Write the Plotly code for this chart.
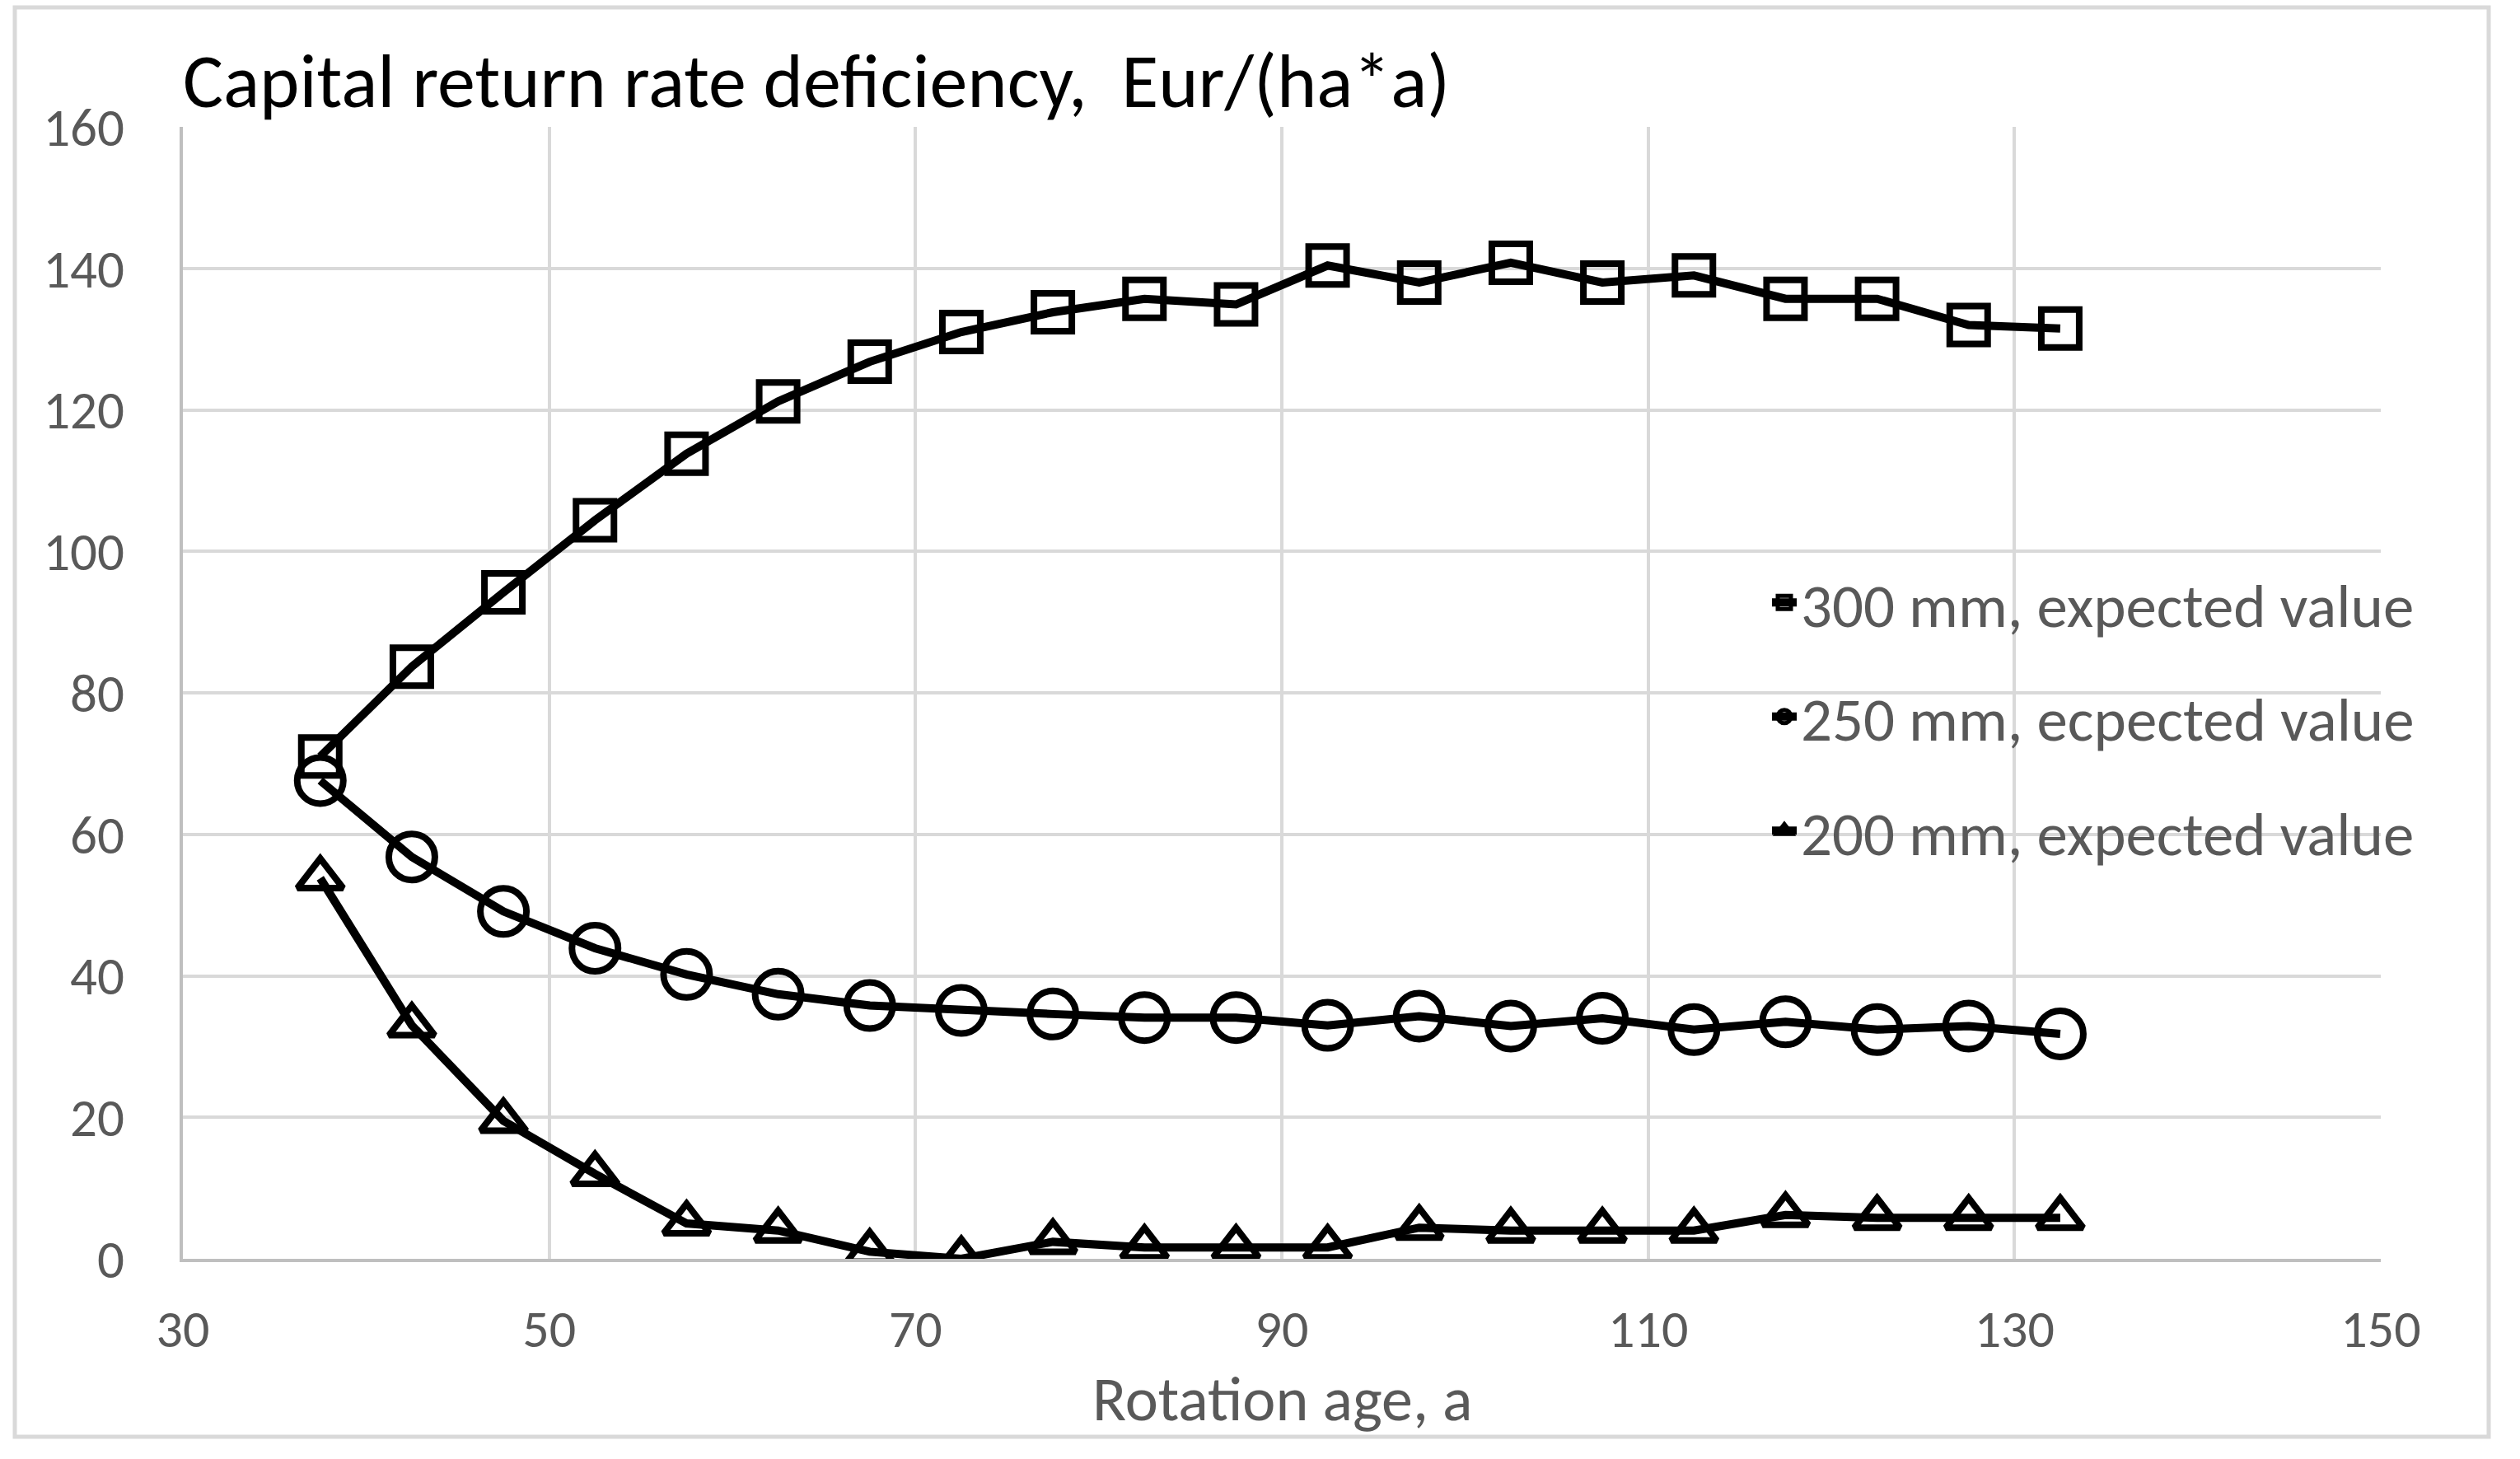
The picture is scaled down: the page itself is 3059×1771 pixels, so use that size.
import plotly.graph_objects as go

# ---- data ----
rotation_age = [37.5, 42.5, 47.5, 52.5, 57.5, 62.5, 67.5, 72.5, 77.5, 82.5,
                87.5, 92.5, 97.5, 102.5, 107.5, 112.5, 117.5, 122.5, 127.5, 132.5]
d300 = [71.0, 83.7, 94.2, 104.4, 113.8, 121.2, 126.8, 131.0, 133.8, 135.7,
        134.9, 140.4, 138.0, 140.8, 138.0, 139.0, 135.7, 135.7, 132.0, 131.5]
d250 = [67.6, 56.8, 49.1, 43.9, 40.2, 37.4, 35.8, 35.1, 34.6, 34.1,
        34.1, 33.0, 34.3, 32.9, 34.0, 32.4, 33.5, 32.4, 32.9, 31.8]
d200 = [53.8, 33.0, 19.5, 12.0, 5.0, 4.0, 1.0, 0.0, 2.4, 1.6,
        1.6, 1.6, 4.4, 4.0, 4.0, 4.0, 6.2, 5.8, 5.8, 5.8]
series_names = ["300 mm, expected value", "250 mm, ecpected value", "200 mm, expected value"]
x_ticks = [30, 50, 70, 90, 110, 130, 150]
y_ticks = [0, 20, 40, 60, 80, 100, 120, 140, 160]
title_text = "Capital return rate deficiency,  Eur/(ha*a)"
x_title = "Rotation age, a"

W, H = 3059, 1771
L, R, T, B = 222, W - 2890, 154, H - 1528
PW, PH = W - L - R, H - T - B

FONT = "Calibri, Carlito, Lato, sans-serif"
GRAY = "#595959"

fig = go.Figure()
symbols = ["square-open", "circle-open", "triangle-up-open"]
sizes = [46, 56, 48]
for name, ys, sym, sz, grp in zip(series_names, [d300, d250, d200], symbols, sizes, ["a", "b", "c"]):
    fig.add_trace(go.Scatter(
        x=rotation_age, y=ys, name=name, mode="lines+markers",
        legendgroup=grp,
        line=dict(color="black", width=10),
        marker=dict(symbol=sym, size=sz, color="black", line=dict(color="black", width=8)),
    ))

def px_x(p):
    return (p - L) / PW

def px_y(p):
    return (H - B - p) / PH

fig.update_layout(
    width=W, height=H,
    margin=dict(l=L, r=R, t=T, b=B, autoexpand=False),
    paper_bgcolor="white", plot_bgcolor="white",
    font=dict(family=FONT, color=GRAY, size=65),
    title=dict(text=title_text, x=0, xref="paper", xanchor="left",
               y=1 - 98 / H, yref="container", yanchor="middle",
               font=dict(family=FONT, color="black", size=92)),
    showlegend=True,
    legend=dict(x=px_x(2146), y=px_y(676), xanchor="left", yanchor="top",
                bgcolor="rgba(0,0,0,0)", font=dict(family=FONT, size=75, color=GRAY),
                tracegroupgap=38, traceorder="grouped", itemwidth=30, itemsizing="trace"),
    xaxis=dict(range=[30, 150], tickvals=x_ticks, showgrid=True, gridcolor="#d9d9d9", gridwidth=4,
               showline=True, linecolor="#bfbfbf", linewidth=4, zeroline=False,
               ticks="", ticklabelstandoff=26, tickfont=dict(size=64, color=GRAY)),
    yaxis=dict(range=[0, 160], tickvals=y_ticks, showgrid=True, gridcolor="#d9d9d9", gridwidth=4,
               showline=True, linecolor="#bfbfbf", linewidth=4, zeroline=False,
               ticks="", ticklabelstandoff=54, tickfont=dict(size=65, color=GRAY)),
    annotations=[dict(text=x_title, xref="paper", yref="paper", x=0.5, y=px_y(1698),
                      xanchor="center", yanchor="middle", showarrow=False,
                      font=dict(family=FONT, size=76, color=GRAY))],
    shapes=[dict(type="rect", xref="paper", yref="paper",
                 x0=px_x(18), x1=px_x(3021), y0=px_y(1744), y1=px_y(9),
                 line=dict(color="#d9d9d9", width=5), fillcolor="rgba(0,0,0,0)", layer="below")],
)

fig.write_html("out.html", config={"displayModeBar": False},
               post_script="document.body.style.margin='0';document.body.style.overflow='hidden';")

## TASK INSTRUCTIONS
Return exactly what appears from the opening line of the material through the line with "import plotly.graph_objects as go", apart from the pictures.

## SOLVED EXERCISE
Write the Plotly code for this chart.
The picture is scaled down: the page itself is 3059×1771 pixels, so use that size.
import plotly.graph_objects as go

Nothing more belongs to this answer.